Construction financing structures are beginning to reflect this reality. Post-approval legal challenge windows are being incorporated into drawdown conditions, and capital already deployed in pre-construction infrastructure — as the Collahuasi desalination plant case illustrates — represents genuine stranded asset risk if an RCA is subsequently reversed. The commodity price impact of these delays is increasingly material, as prolonged permitting timelines directly affect project economics and operator valuations.
Strategic Recommendations for Operators Navigating Chilean Permitting in 2026
For operators and developers seeking to reduce exposure to the regulatory risks described above, a proactive and methodologically rigorous approach to EIA preparation is no longer optional. The following strategic priorities reflect the current regulatory and judicial environment:
- Commission independent hydrogeological and marine impact studies before EIA submission, specifically addressing cumulative impacts across co-located projects and shared water systems, to pre-empt the volume and scope of ICSARA observations.

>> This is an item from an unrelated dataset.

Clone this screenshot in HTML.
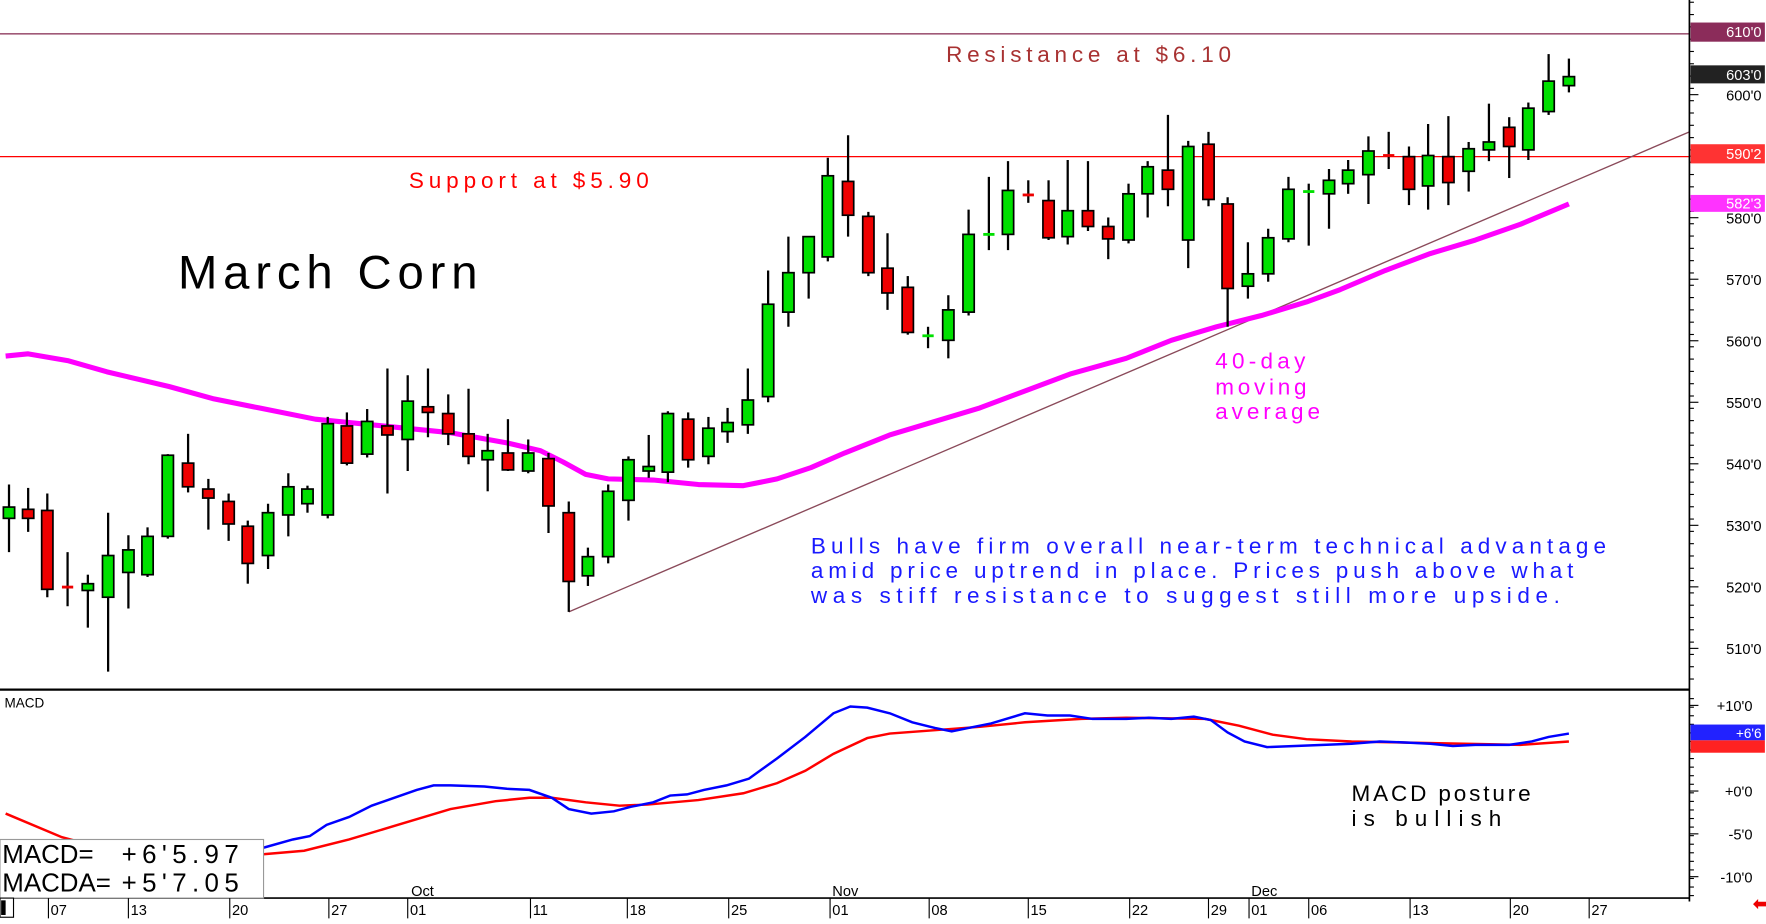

- Structure indigenous consultation as a genuine participatory process, with comprehensive documentation of community engagement, concerns raised, and how those concerns were addressed in the impact analysis. Courts are examining substance, not just procedure.

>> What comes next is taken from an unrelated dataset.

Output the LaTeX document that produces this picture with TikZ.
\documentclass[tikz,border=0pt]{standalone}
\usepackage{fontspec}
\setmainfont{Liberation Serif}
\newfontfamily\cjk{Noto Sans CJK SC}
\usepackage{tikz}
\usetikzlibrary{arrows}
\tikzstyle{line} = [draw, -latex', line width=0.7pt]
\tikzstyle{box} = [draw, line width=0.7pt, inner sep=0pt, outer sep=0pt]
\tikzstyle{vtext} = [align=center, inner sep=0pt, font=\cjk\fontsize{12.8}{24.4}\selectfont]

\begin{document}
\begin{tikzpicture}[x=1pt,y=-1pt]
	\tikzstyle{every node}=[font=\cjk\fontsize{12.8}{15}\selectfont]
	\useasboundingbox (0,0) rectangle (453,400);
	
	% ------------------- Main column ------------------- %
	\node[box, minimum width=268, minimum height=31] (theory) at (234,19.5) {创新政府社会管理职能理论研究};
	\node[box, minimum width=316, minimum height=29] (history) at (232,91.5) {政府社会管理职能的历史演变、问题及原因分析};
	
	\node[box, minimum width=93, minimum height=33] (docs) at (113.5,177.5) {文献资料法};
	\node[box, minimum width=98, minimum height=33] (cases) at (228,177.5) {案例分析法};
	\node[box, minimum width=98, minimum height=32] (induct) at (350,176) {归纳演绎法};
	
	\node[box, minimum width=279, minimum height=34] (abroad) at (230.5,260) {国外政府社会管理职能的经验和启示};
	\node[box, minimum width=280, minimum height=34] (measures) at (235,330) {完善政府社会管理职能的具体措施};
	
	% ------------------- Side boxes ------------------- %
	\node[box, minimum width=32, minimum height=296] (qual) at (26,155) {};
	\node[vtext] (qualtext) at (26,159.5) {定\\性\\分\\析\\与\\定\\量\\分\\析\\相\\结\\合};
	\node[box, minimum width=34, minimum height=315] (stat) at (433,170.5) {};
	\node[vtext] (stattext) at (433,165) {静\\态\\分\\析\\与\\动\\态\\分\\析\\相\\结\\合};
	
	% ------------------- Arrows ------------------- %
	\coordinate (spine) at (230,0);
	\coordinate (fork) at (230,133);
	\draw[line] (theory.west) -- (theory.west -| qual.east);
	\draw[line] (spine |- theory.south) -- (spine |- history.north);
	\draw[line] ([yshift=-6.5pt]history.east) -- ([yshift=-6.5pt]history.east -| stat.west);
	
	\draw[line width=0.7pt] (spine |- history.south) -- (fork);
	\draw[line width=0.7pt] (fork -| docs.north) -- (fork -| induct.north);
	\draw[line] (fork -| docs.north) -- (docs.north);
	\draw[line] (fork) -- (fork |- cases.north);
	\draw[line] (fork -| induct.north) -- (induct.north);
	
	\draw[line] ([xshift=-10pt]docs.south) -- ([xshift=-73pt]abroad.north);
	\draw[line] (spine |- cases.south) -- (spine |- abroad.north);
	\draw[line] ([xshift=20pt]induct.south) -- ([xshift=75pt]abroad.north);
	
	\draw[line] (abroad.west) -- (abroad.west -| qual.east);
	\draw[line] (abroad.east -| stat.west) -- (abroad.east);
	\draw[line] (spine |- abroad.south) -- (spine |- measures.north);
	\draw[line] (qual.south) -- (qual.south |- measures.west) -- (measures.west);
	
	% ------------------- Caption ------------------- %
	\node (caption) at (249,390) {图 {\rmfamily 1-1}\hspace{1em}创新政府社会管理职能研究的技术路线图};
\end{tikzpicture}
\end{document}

- Adopt cumulative impact assessment methodology proactively, even where current regulatory guidelines do not yet mandate it, particularly for desalination, marine discharge, and groundwater-intensive components.
- Maintain a clean compliance record throughout all operational activities. Pre-existing sanctions from the Environmental Superintendency or other regulatory bodies materially strengthen the credibility of any legal challenge mounted against an RCA.

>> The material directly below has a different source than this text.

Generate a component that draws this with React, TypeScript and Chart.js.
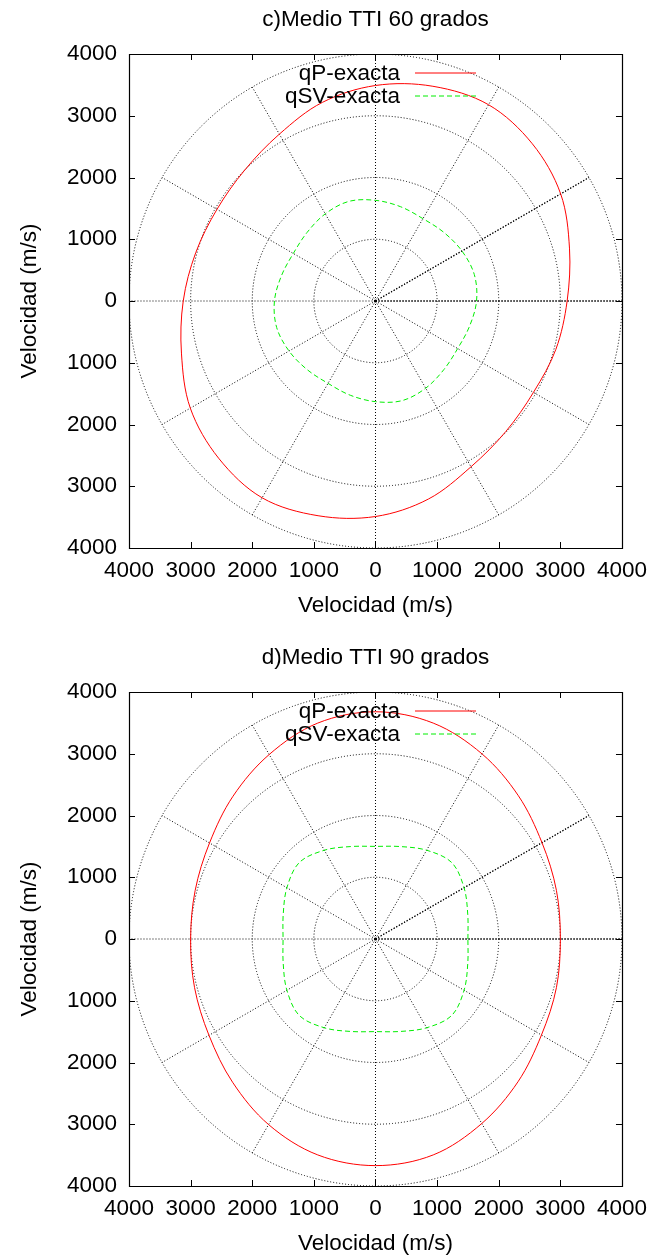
import React, { useEffect, useRef } from "react";
import { Chart, registerables } from "chart.js";

Chart.register(...registerables);

// ---- Data ----
const ANGLES_DEG = [0, 15, 30, 45, 60, 75, 90, 105, 120, 135, 150, 165, 180, 195, 210, 225, 240, 255, 270, 285, 300, 315, 330, 345];

// c) TTI 60 grados
const QP_60 = [3110, 3260, 3470, 3600, 3670, 3600, 3490, 3330, 3120, 3000, 2970, 3020, 3120, 3260, 3470, 3600, 3680, 3600, 3490, 3320, 3100, 2990, 2960, 3030];
const QSV_60 = [1640, 1660, 1620, 1570, 1540, 1580, 1630, 1670, 1630, 1570, 1540, 1580, 1640, 1660, 1620, 1570, 1540, 1580, 1630, 1670, 1630, 1570, 1540, 1580];

// d) TTI 90 grados
const QP_90 = [3000, 3040, 3120, 3280, 3460, 3620, 3680, 3620, 3450, 3270, 3110, 3030, 3000, 3040, 3120, 3280, 3470, 3620, 3670, 3620, 3450, 3270, 3110, 3040];
const QSV_90 = [1500, 1550, 1660, 1750, 1660, 1550, 1500, 1550, 1660, 1750, 1660, 1550, 1500, 1550, 1660, 1750, 1660, 1550, 1500, 1550, 1660, 1750, 1660, 1550];

const AXIS_TICKS = [-4000, -3000, -2000, -1000, 0, 1000, 2000, 3000, 4000];
const GRID_RADII = [1000, 2000, 3000, 4000];
const GRID_SPOKES_DEG = [0, 30, 60, 90, 120, 150, 180, 210, 240, 270, 300, 330];
const BOLD_SPOKES_DEG = [0, 30];

const TITLE_60 = "c)Medio TTI 60 grados";
const TITLE_90 = "d)Medio TTI 90 grados";
const AXIS_TITLE = "Velocidad (m/s)";
const LABEL_QP = "qP-exacta";
const LABEL_QSV = "qSV-exacta";

// ---- Styles ----
const FONT_FAMILY = '"Liberation Sans", Arial, Helvetica, sans-serif';
const FONT_SIZE = 22.5;
const RED = "#ff0000";
const GREEN = "#00ee00";
const GREEN_DASH = [5, 3];

function toLoopPoints(radii: number[]) {
  const pts = ANGLES_DEG.map((a, i) => ({
    x: radii[i] * Math.cos((a * Math.PI) / 180),
    y: radii[i] * Math.sin((a * Math.PI) / 180),
  }));
  const n = pts.length;
  // wrap-around neighbours so the closed curve is smooth; the extra segments are hidden
  return [pts[n - 1], ...pts, pts[0], pts[1]];
}

function hiddenEnds(n: number) {
  return {
    borderColor: (ctx: any) =>
      ctx.p0DataIndex === 0 || ctx.p0DataIndex === n + 1 ? "rgba(0,0,0,0)" : undefined,
  };
}

function makePlugin(title: string) {
  return {
    id: "gnuplotPolar",
    beforeDatasetsDraw(chart: any) {
      const { ctx, chartArea } = chart;
      const xs = chart.scales.x;
      const ys = chart.scales.y;
      const cx = xs.getPixelForValue(0);
      const cy = ys.getPixelForValue(0);
      ctx.save();
      ctx.beginPath();
      ctx.rect(chartArea.left, chartArea.top, chartArea.right - chartArea.left, chartArea.bottom - chartArea.top);
      ctx.clip();
      ctx.lineWidth = 1;
      ctx.strokeStyle = "#000";
      ctx.setLineDash([1, 2]);
      for (const r of GRID_RADII) {
        const rx = xs.getPixelForValue(r) - cx;
        const ry = cy - ys.getPixelForValue(r);
        ctx.beginPath();
        ctx.ellipse(cx, cy, rx, ry, 0, 0, Math.PI * 2);
        ctx.stroke();
      }
      const rMax = GRID_RADII[GRID_RADII.length - 1];
      for (const a of GRID_SPOKES_DEG) {
        const t = (a * Math.PI) / 180;
        ctx.beginPath();
        ctx.moveTo(cx, cy);
        ctx.lineTo(xs.getPixelForValue(rMax * Math.cos(t)), ys.getPixelForValue(rMax * Math.sin(t)));
        ctx.stroke();
      }
      ctx.lineWidth = 1.3;
      ctx.setLineDash([1.2, 1.8]);
      for (const a of BOLD_SPOKES_DEG) {
        const t = (a * Math.PI) / 180;
        ctx.beginPath();
        ctx.moveTo(cx, cy);
        ctx.lineTo(xs.getPixelForValue(rMax * Math.cos(t)), ys.getPixelForValue(rMax * Math.sin(t)));
        ctx.stroke();
      }
      ctx.setLineDash([]);
      ctx.fillStyle = "#000";
      ctx.beginPath();
      ctx.arc(cx, cy, 1.6, 0, Math.PI * 2);
      ctx.fill();
      ctx.restore();
    },
    afterDatasetsDraw(chart: any) {
      const { ctx, chartArea } = chart;
      const xs = chart.scales.x;
      const ys = chart.scales.y;
      const { left, right, top, bottom } = chartArea;
      ctx.save();
      ctx.setLineDash([]);
      ctx.strokeStyle = "#000";
      ctx.lineWidth = 1.2;
      ctx.beginPath();
      ctx.rect(Math.round(left) + 0.5, Math.round(top) + 0.5, Math.round(right - left), Math.round(bottom - top));
      ctx.stroke();
      ctx.lineWidth = 1;
      const tl = 6;
      ctx.beginPath();
      for (const v of AXIS_TICKS) {
        const px = Math.round(xs.getPixelForValue(v)) + 0.5;
        ctx.moveTo(px, bottom);
        ctx.lineTo(px, bottom - tl);
        ctx.moveTo(px, top);
        ctx.lineTo(px, top + tl);
        const py = Math.round(ys.getPixelForValue(v)) + 0.5;
        ctx.moveTo(left, py);
        ctx.lineTo(left + tl, py);
        ctx.moveTo(right, py);
        ctx.lineTo(right - tl, py);
      }
      ctx.stroke();

      // legend (inside plot, top)
      ctx.font = `${FONT_SIZE}px ${FONT_FAMILY}`;
      ctx.fillStyle = "#000";
      ctx.textAlign = "right";
      ctx.textBaseline = "middle";
      const textRight = left + 271;
      const sx0 = left + 286;
      const sx1 = left + 347;
      const y1 = top + 19;
      const y2 = top + 42;
      ctx.fillText(LABEL_QP, textRight, y1 + 1);
      ctx.fillText(LABEL_QSV, textRight, y2 + 1);
      ctx.lineWidth = 1;
      ctx.strokeStyle = RED;
      ctx.beginPath();
      ctx.moveTo(sx0, y1);
      ctx.lineTo(sx1, y1);
      ctx.stroke();
      ctx.strokeStyle = GREEN;
      ctx.setLineDash(GREEN_DASH);
      ctx.beginPath();
      ctx.moveTo(sx0, y2);
      ctx.lineTo(sx1, y2);
      ctx.stroke();
      ctx.restore();
    },
    afterDraw(chart: any) {
      const { ctx, chartArea } = chart;
      const midX = (chartArea.left + chartArea.right) / 2;
      const midY = (chartArea.top + chartArea.bottom) / 2;
      ctx.save();
      ctx.font = `${FONT_SIZE}px ${FONT_FAMILY}`;
      ctx.fillStyle = "#000";
      ctx.textAlign = "center";
      ctx.textBaseline = "middle";
      ctx.fillText(title, midX, chartArea.top - 34);
      ctx.fillText(AXIS_TITLE, midX, chartArea.bottom + 58);
      ctx.translate(chartArea.left - 99, midY);
      ctx.rotate(-Math.PI / 2);
      ctx.fillText(AXIS_TITLE, 0, 0);
      ctx.restore();
    },
  };
}

function PolarChart({ title, qp, qsv, height }: { title: string; qp: number[]; qsv: number[]; height: number }) {
  const ref = useRef<HTMLCanvasElement>(null);
  useEffect(() => {
    const n = ANGLES_DEG.length;
    const plotHeight = 494;
    const top = 54;
    const font = { family: FONT_FAMILY, size: FONT_SIZE };
    const chart = new Chart(ref.current as HTMLCanvasElement, {
      type: "scatter",
      data: {
        datasets: [
          {
            label: LABEL_QP,
            data: toLoopPoints(qp),
            showLine: true,
            borderColor: RED,
            borderWidth: 1,
            pointRadius: 0,
            tension: 0.34,
            fill: false,
            segment: hiddenEnds(n),
          } as any,
          {
            label: LABEL_QSV,
            data: toLoopPoints(qsv),
            showLine: true,
            borderColor: GREEN,
            borderWidth: 1,
            borderDash: GREEN_DASH,
            pointRadius: 0,
            tension: 0.34,
            fill: false,
            segment: hiddenEnds(n),
          } as any,
        ],
      },
      options: {
        responsive: false,
        animation: false,
        events: [],
        layout: { padding: { top, right: 31, left: 0, bottom: 0 } },
        plugins: { legend: { display: false }, title: { display: false }, tooltip: { enabled: false } },
        scales: {
          x: {
            type: "linear",
            min: -4000,
            max: 4000,
            grid: { display: false, drawTicks: false },
            border: { display: false },
            afterBuildTicks: (scale: any) => {
              scale.ticks = AXIS_TICKS.map((v) => ({ value: v }));
            },
            afterFit: (scale: any) => {
              scale.height = height - top - plotHeight;
            },
            ticks: {
              autoSkip: false,
              maxRotation: 0,
              minRotation: 0,
              padding: 9,
              color: "#000",
              font,
              callback: (v: any) => String(Math.abs(Number(v))),
            },
          },
          y: {
            type: "linear",
            min: -4000,
            max: 4000,
            grid: { display: false, drawTicks: false },
            border: { display: false },
            afterBuildTicks: (scale: any) => {
              scale.ticks = AXIS_TICKS.map((v) => ({ value: v }));
            },
            afterFit: (scale: any) => {
              scale.width = 129;
            },
            ticks: {
              autoSkip: false,
              padding: 12,
              color: "#000",
              font,
              callback: (v: any) => String(Math.abs(Number(v))),
            },
          },
        },
      } as any,
      plugins: [makePlugin(title)],
    });
    return () => chart.destroy();
  }, [title, qp, qsv, height]);
  return <canvas ref={ref} width={656} height={height} style={{ display: "block", width: 656, height }} />;
}

export default function App() {
  return (
    <div style={{ position: "absolute", left: 0, top: 0, width: 656, height: 1260, background: "#fff" }}>
      <PolarChart title={TITLE_60} qp={QP_60} qsv={QSV_60} height={638} />
      <PolarChart title={TITLE_90} qp={QP_90} qsv={QSV_90} height={622} />
    </div>
  );
}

- Structure project financing with permit durability contingencies, including drawdown conditions tied to the expiry of established legal challenge windows after RCA issuance.
- Monitor Environmental Tribunal precedent developments as a leading indicator of how EIA standards are evolving, particularly regarding the quality thresholds being applied to indigenous impact analysis and cumulative environmental assessments.
FAQ: Chile Copper Project Environmental Permits
What is the current status of the El Abra copper mine expansion permit?
The El Abra EIA, filed by Freeport-McMoRan for a US$7.5 billion expansion project targeting operational continuity through to 2070, received approximately 1,470 observations from sectoral agencies via an ICSARA. The proponent's response deadline was July 14, 2026, with a possible 90-day extension upon formal request. The project has not yet received an RCA.
Can an approved environmental permit in Chile be overturned after construction begins?
Yes. Chile's Environmental Tribunal system allows approved RCAs to be challenged through annulment proceedings even after capital has been deployed and construction has commenced. The Second Environmental Tribunal's reversal of the Collahuasi 2021 RCA in May 2026, while a desalination plant was in advanced construction, confirms this risk is not theoretical.
What is the ICSARA process and why does it matter for mining investors?
An ICSARA is the SEA's formal consolidated instrument for communicating all sectoral agency observations on an EIA. Proponents must respond within 15 days or request an extension of up to 90 days. The volume, breadth, and technical depth of observations in an ICSARA are a strong indicator of how close the EIA's baseline methodology is to meeting current regulatory standards, and therefore how long the approval process is likely to take.
Why is indigenous consultation no longer a reliable legal shield for Chilean copper projects?
Chilean courts are examining whether indigenous consultation was substantively meaningful and whether the accompanying impact analysis adequately addressed community concerns — not merely whether a consultation process occurred. The Collahuasi reversal established that a completed consultation does not protect an RCA if the environmental assessment itself was found to be analytically insufficient.
What is the aggregate value of copper projects facing environmental permitting challenges in Chile as of mid-2026?
Across the three projects covered in detail here, approximately US$9.985 billion in investment is at various stages of environmental review or legal challenge. Adding the Collahuasi expansion brings the sector-wide figure to over US$13 billion, underscoring the systemic rather than isolated nature of Chile's permitting stress.
Disclaimer: This article is intended for informational purposes only and does not constitute financial or investment advice. Forecasts, timelines, and scenario projections discussed herein involve inherent uncertainty and should not be relied upon as predictions of future outcomes. Investors should conduct their own independent due diligence before making any capital allocation decisions related to the projects or jurisdictions discussed.